Musk's decision to bypass the traditional greenshoe option and waive the 180-day lockup for early employees introduced additional supply uncertainty. On Wednesday, 4.2 million shares traced to employee equity grants hit the tape in six separate prints between 11:00 and 14:30 Eastern. The selling wasn't distressed, but it confirmed the absence of structural price support from underwriters. Goldman Sachs and Morgan Stanley, the lead bookrunners, exercised no stabilization option because none was written into the underwriting agreement. The IPO prospectus disclosed this waiver on page 87, but few allocators appear to have modeled the liquidity impact during a volatility event.
Allocators should monitor two follow-on mechanics in the next 15 to 25 trading days. First, the $6.8 billion convertible note issued to early SpaceX backers in March 2024 becomes exchangeable into common stock on May 9, adding potential supply of 60.7 million shares at the $112 conversion price. Second, Fidelity and Vanguard, which together manage $9.4 trillion in index funds, must decide by May 20 whether SpaceX qualifies for inclusion in their large-cap growth indexes — a binary event that could inject $14 billion in passive buying or confirm continued exclusion.
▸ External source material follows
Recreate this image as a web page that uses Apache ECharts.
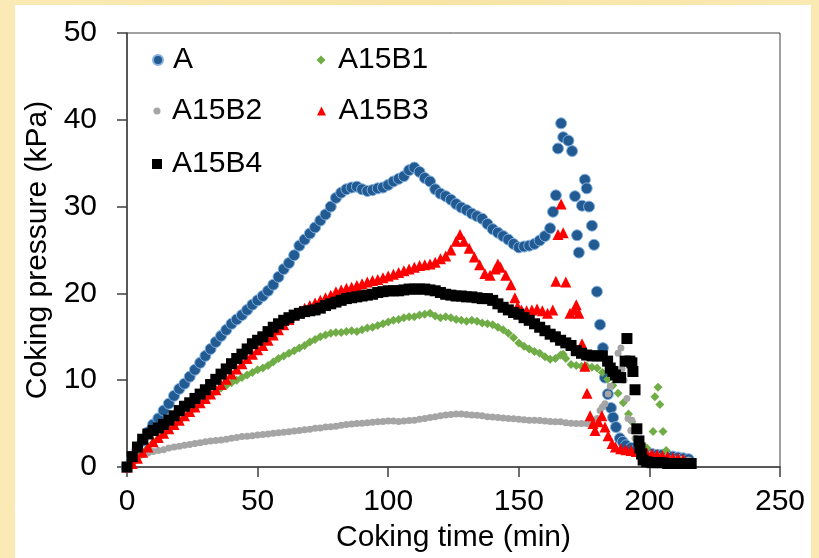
<!DOCTYPE html>
<html>
<head>
<meta charset="utf-8">
<script src="https://cdn.jsdelivr.net/npm/echarts@6/dist/echarts.min.js"></script>
<style>
  html, body { margin: 0; padding: 0; }
  body { width: 819px; height: 558px; overflow: hidden; position: relative;
         background: linear-gradient(90deg, #fbeab5 0%, #f7e3a4 50%, #fbe9b3 100%); }
  #panel { position: absolute; left: 15px; top: 5px; width: 796px; height: 553px; background: #ffffff; }
  #chart { position: absolute; left: 0; top: 0; width: 819px; height: 558px; }
</style>
</head>
<body>
<div id="panel"></div>
<div id="chart"></div>
<script>
// ---- data: [coking time (min), coking pressure (kPa)] ----
const seriesNames = ['A', 'A15B1', 'A15B2', 'A15B3', 'A15B4'];
const xTicks = [0, 50, 100, 150, 200, 250];
const yTicks = [0, 10, 20, 30, 40, 50];

const dataA = [
 [0,0],[2,1.0],[4,2.0],[6,3.0],[8,4.0],[10,4.9],[12,5.6],[14,6.5],[16,7.3],[18,8.2],[20,9.0],[22,9.6],[24,10.4],[26,11.2],[28,12.0],
 [30,12.8],[32,13.6],[34,14.4],[36,15.1],[38,15.8],[40,16.5],[42,17.0],[44,17.5],[46,18.1],[48,18.7],[50,19.2],[52,19.7],[54,20.3],
 [56,21.0],[58,21.9],[60,22.8],[62,23.5],[64,24.4],[66,25.5],[68,26.2],[70,26.9],[72,27.6],[74,28.4],[76,29.1],[78,30.0],[80,31.0],
 [82,31.6],[84,32.0],[86,32.2],[88,32.3],[90,32.0],[92,31.8],[94,31.9],[96,32.1],[98,32.2],[100,32.5],[102,32.9],[104,33.2],[106,33.5],
 [108,34.2],[110,34.5],[112,34.0],[114,33.3],[116,32.9],[118,32.0],[120,31.5],[122,31.2],[124,30.8],[126,30.3],[128,29.9],[130,29.6],
 [132,29.2],[134,28.9],[136,28.6],[138,28.0],[140,27.4],[142,27.0],[144,26.6],[146,26.2],[148,25.7],[150,25.3],[152,25.4],[154,25.5],
 [156,25.7],[158,26.1],[160,26.6],[162,27.5],[163.1,29.4],[164.2,31.3],[165,36.7],[166.2,39.6],[167,38.0],[169,37.6],[170.4,36.4],
 [171.5,31.2],[172.3,26.7],[173,24.7],[174.2,30.1],[175.3,33.1],[176,32.1],[176.9,30.0],[178,27.8],[178.8,25.6],[179.9,20.2],
 [181.1,16.4],[182.2,13.7],[183,10.3],[184.1,8.4],[185.3,6.8],[186.1,5.7],[187.2,4.6],[188.7,3.3],[189.8,2.9],[191,2.5],[193,2.2],
 [195,2.0],[197,1.8],[199,1.6],[201,1.5],[203,1.4],[205,1.4],[207,1.3],[209,1.2],[211,1.1],[213,1.0],[215,0.9]
];

const dataB1 = [
 [0,0],[2,0.4],[4,1.0],[6,1.6],[8,2.2],[10,2.8],[12,3.3],[14,3.8],[16,4.3],[18,4.8],[20,5.3],[22,5.8],[24,6.3],[26,6.8],[28,7.3],
 [30,7.8],[32,8.3],[34,8.7],[36,9.1],[38,9.4],[40,9.7],[42,10.0],[44,10.3],[46,10.6],[48,10.9],[50,11.2],[52,11.4],[54,11.7],
 [56,12.1],[58,12.5],[60,12.8],[62,13.1],[64,13.4],[66,13.7],[68,14.0],[70,14.4],[72,14.7],[74,15.0],[76,15.2],[78,15.4],[80,15.5],
 [82,15.5],[84,15.6],[86,15.7],[88,15.6],[90,15.8],[92,16.0],[94,16.1],[96,16.3],[98,16.5],[100,16.7],[102,16.9],[104,17.0],
 [106,17.2],[108,17.3],[110,17.3],[112,17.5],[114,17.6],[116,17.7],[118,17.4],[120,17.2],[122,17.3],[124,17.2],[126,17.0],
 [128,16.9],[130,16.8],[132,16.9],[134,16.8],[136,16.6],[138,16.5],[140,16.4],[142,16.1],[144,15.8],[146,15.4],[148,14.9],
 [150,14.3],[152,13.9],[154,13.6],[156,13.3],[158,13.1],[160,12.7],[162,12.4],[164,12.5],[166,12.9],[167,13.0],[168,12.5],
 [170,11.8],[172,11.7],[174,11.6],[176,11.6],[178,11.5],[180,11.4],[182,10.9],[184,10.1],[186,9.4],[188,8.5],[190,7.4],[192,6.1],
 [193.3,5.2],[194.5,4.3],[195.6,3.0],[197,2.6],[199,2.2],[201.4,4.1],[202.1,8.1],[203.3,9.2],[204,7.2],[205.2,4.1],[206.4,1.9]
];

const dataB2 = [
 [0,0],[2,0.6],[4,1.1],[6,1.4],[8,1.6],[10,1.8],[12,1.9],[14,2.0],[16,2.2],[18,2.3],[20,2.4],[22,2.5],[24,2.6],[26,2.7],[28,2.8],
 [30,2.9],[32,3.0],[34,3.05],[36,3.1],[38,3.2],[40,3.3],[42,3.4],[44,3.5],[46,3.55],[48,3.6],[50,3.7],[52,3.75],[54,3.8],[56,3.9],
 [58,3.95],[60,4.0],[62,4.05],[64,4.15],[66,4.2],[68,4.3],[70,4.35],[72,4.45],[74,4.5],[76,4.6],[78,4.65],[80,4.7],[82,4.8],
 [84,4.9],[86,4.95],[88,5.0],[90,5.05],[92,5.1],[94,5.15],[96,5.2],[98,5.25],[100,5.3],[102,5.3],[104,5.25],[106,5.3],[108,5.35],
 [110,5.4],[112,5.5],[114,5.6],[116,5.7],[118,5.8],[120,5.9],[122,6.0],[124,6.05],[126,6.1],[128,6.1],[130,6.05],[132,6.0],
 [134,5.95],[136,5.9],[138,5.8],[140,5.75],[142,5.7],[144,5.65],[146,5.6],[148,5.55],[150,5.5],[152,5.45],[154,5.4],[156,5.4],
 [158,5.35],[160,5.3],[162,5.25],[164,5.2],[166,5.2],[168,5.1],[170,5.05],[172,5.0],[174,5.0],[176,5.0],[178,5.1],[180,5.6],
 [181.1,6.5],[182,6.9],[183,7.3],[184.2,8.4],[185,9.3],[188,13.1],[189.1,13.7],[189.5,11.3],[190.3,10.0],[191.4,7.9],[191.8,5.6],
 [192.9,4.2],[193.3,5.4],[194.5,3.3],[196,2.3],[198,1.8],[200,1.5],[203,1.3],[206,1.1],[209,1.0],[212,0.9],[215,0.8]
];

const dataB3 = [
 [0,0],[2,0.4],[4,1.0],[6,1.7],[8,2.3],[10,2.9],[12,3.4],[14,3.9],[16,4.4],[18,4.9],[20,5.4],[22,5.9],[24,6.4],[26,6.9],[28,7.4],
 [30,7.9],[32,8.4],[34,8.9],[36,9.5],[38,10.1],[40,10.7],[42,11.3],[44,11.9],[46,12.5],[48,13.0],[50,13.5],[52,14.0],[54,14.6],
 [56,15.2],[58,15.8],[60,16.4],[62,17.0],[64,17.5],[66,17.9],[68,18.3],[70,18.6],[72,18.9],[74,19.2],[76,19.5],[78,19.8],[80,20.2],
 [82,20.4],[84,20.6],[86,20.7],[88,20.9],[90,21.1],[92,21.3],[94,21.5],[96,21.6],[98,21.8],[100,22.0],[102,22.2],[104,22.4],
 [106,22.6],[108,22.8],[110,23.0],[112,23.2],[114,23.3],[116,23.4],[118,23.6],[120,24.0],[122,24.3],[124,25.0],[126,26.0],
 [127.5,26.8],[129,26.0],[131,25.2],[133,24.2],[135,23.3],[137,22.3],[139,22.1],[141,22.8],[142,23.4],[143,23.0],[145,22.1],
 [147,21.0],[148.5,19.5],[149.5,18.5],[151,18.1],[153,18.0],[155,18.1],[157,18.2],[159,18.0],[161,17.7],[163,18.1],
 [164.2,21.4],[165,26.8],[166.2,30.3],[167,27.0],[168,21.3],[169.6,17.7],[171.2,18.1],[172,18.7],[173,17.7],[174.2,14.2],
 [175.3,11.6],[176.1,8.5],[177.3,5.9],[178.4,5.0],[179.2,4.2],[180.5,5.2],[181.8,5.9],[183,4.6],[184.2,3.6],[185.7,2.7],
 [187,2.3],[189,2.1],[191,2.0],[193,1.9],[195,1.8],[197,1.7],[199,1.6],[201,1.5],[203,1.4],[205,1.3],[207,1.2],[209,1.1],
 [211,1.0],[213,0.9]
];

const dataB4 = [
 [0,0],[2,1.2],[4,2.3],[6,3.2],[8,3.8],[10,4.2],[12,4.5],[14,4.9],[16,5.4],[18,5.9],[20,6.5],[22,7.0],[24,7.4],[26,7.9],[28,8.4],
 [30,8.9],[32,9.5],[34,10.1],[36,10.7],[38,11.3],[40,11.9],[42,12.5],[44,13.0],[46,13.6],[48,14.2],[50,14.6],[52,15.0],[54,15.6],
 [56,16.1],[58,16.5],[60,16.9],[62,17.2],[64,17.5],[66,17.7],[68,17.9],[70,18.0],[72,18.1],[74,18.3],[76,18.6],[78,18.8],[80,19.0],
 [82,19.2],[84,19.4],[86,19.5],[88,19.6],[90,19.7],[92,19.8],[94,19.9],[96,20.1],[98,20.2],[100,20.3],[102,20.3],[104,20.3],
 [106,20.4],[108,20.5],[110,20.5],[112,20.5],[114,20.5],[116,20.4],[118,20.3],[120,20.1],[122,19.9],[124,19.8],[126,19.7],
 [128,19.7],[130,19.6],[132,19.6],[134,19.5],[136,19.4],[138,19.4],[140,19.2],[142,18.8],[144,18.4],[146,18.1],[148,17.8],
 [150,17.6],[152,17.2],[154,16.9],[156,16.5],[158,16.1],[160,15.7],[162,15.3],[164,15.0],[166,14.6],[168,14.3],[170,14.0],
 [172,13.4],[174,13.1],[176,12.9],[178,12.8],[180,12.8],[182,12.8],[184,12.2],[185,11.4],[186,11.0],[187,10.6],[188,10.3],
 [189,10.3],[190.7,12.2],[191.4,14.8],[192.5,12.2],[193.3,12.0],[193.7,11.0],[194.5,8.9],[195.2,4.4],[196,3.0],[196.4,2.2],
 [197,1.5],[197.6,0.8],[199,0.6],[201,0.5],[203,0.5],[205,0.5],[207,0.4],[209,0.4],[211,0.4],[213,0.4],[215,0.4],[216,0.4]
];

const chart = echarts.init(document.getElementById('chart'), null, { renderer: 'canvas' });
const FONT = 'Liberation Sans, Arial, sans-serif';

function legendItem(name, left, top, w, h, pad) {
  return {
    data: [name], left: left, top: top, orient: 'horizontal', padding: 0,
    itemWidth: w, itemHeight: h, selectedMode: false,
    textStyle: { fontFamily: FONT, fontSize: 30, color: '#000', padding: [0, 0, 0, pad] }
  };
}

const option = {
  backgroundColor: 'transparent',
  animation: false,
  grid: { left: 127, right: 39, top: 33, bottom: 86, show: true, borderColor: '#404040', borderWidth: 1, backgroundColor: 'transparent' },
  legend: [
    legendItem('A',     152, 45, 10, 10, 5),
    legendItem('A15B1', 316.5, 45, 9, 9, 7.5),
    legendItem('A15B2', 153.5, 96, 7, 7, 6.5),
    legendItem('A15B3', 317, 96, 9, 9, 7.5),
    legendItem('A15B4', 152, 149, 10, 10, 5)
  ],
  xAxis: {
    type: 'value', min: xTicks[0], max: xTicks[xTicks.length - 1], interval: 50,
    name: 'Coking time (min)', nameLocation: 'middle', nameGap: 56,
    nameTextStyle: { fontFamily: FONT, fontSize: 30, color: '#000' },
    axisLine: { show: true, lineStyle: { color: '#404040', width: 1.5 } },
    axisTick: { show: true, inside: false, length: 10, lineStyle: { color: '#404040', width: 1.5 } },
    axisLabel: { fontFamily: FONT, fontSize: 30, color: '#000', margin: 20 },
    splitLine: { show: false }
  },
  yAxis: {
    type: 'value', min: yTicks[0], max: yTicks[yTicks.length - 1], interval: 10,
    name: 'Coking pressure (kPa)', nameLocation: 'middle', nameGap: 66, nameRotate: 90,
    nameTextStyle: { fontFamily: FONT, fontSize: 30, color: '#000' },
    axisLine: { show: true, lineStyle: { color: '#404040', width: 1.5 } },
    axisTick: { show: true, inside: false, length: 10, lineStyle: { color: '#404040', width: 1.5 } },
    axisLabel: { fontFamily: FONT, fontSize: 30, color: '#000', margin: 30 },
    splitLine: { show: false }
  },
  series: [
    { name: seriesNames[0], type: 'scatter', data: dataA, symbol: 'circle', symbolSize: 11,
      itemStyle: { color: '#225a92', borderColor: '#82b0e0', borderWidth: 1, opacity: 1 } },
    { name: seriesNames[1], type: 'scatter', data: dataB1, symbol: 'diamond', symbolSize: 9,
      itemStyle: { color: '#70ad47', opacity: 1 } },
    { name: seriesNames[2], type: 'scatter', data: dataB2, symbol: 'circle', symbolSize: 7,
      itemStyle: { color: '#a5a5a5', opacity: 1 } },
    { name: seriesNames[3], type: 'scatter', data: dataB3, symbol: 'triangle', symbolSize: 11,
      itemStyle: { color: '#ff0000', opacity: 1 } },
    { name: seriesNames[4], type: 'scatter', data: dataB4, symbol: 'rect', symbolSize: 11,
      itemStyle: { color: '#000000', opacity: 1 } }
  ]
};
chart.setOption(option);
</script>
</body>
</html>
The first earnings call is scheduled for May 28. Musk will report Q1 revenue of approximately $8.9 billion, split between Starlink commercial contracts and NASA/DoD launch commitments. The Starlink ARPU trend — currently $87 per subscriber per month, down from $110 in Q4 2023 — will determine whether analysts revise their 2026 free cash flow estimates of $11.2 billion. If that number compresses below $9 billion, the current $127 billion market cap implies a forward EV/FCF multiple above 14×, high for a capital-intensive infrastructure play.
The takeaway
SpaceX lost **$28 billion** in market cap as institutional desks repriced, retail allocation stalled, and no greenshoe stabilized the float.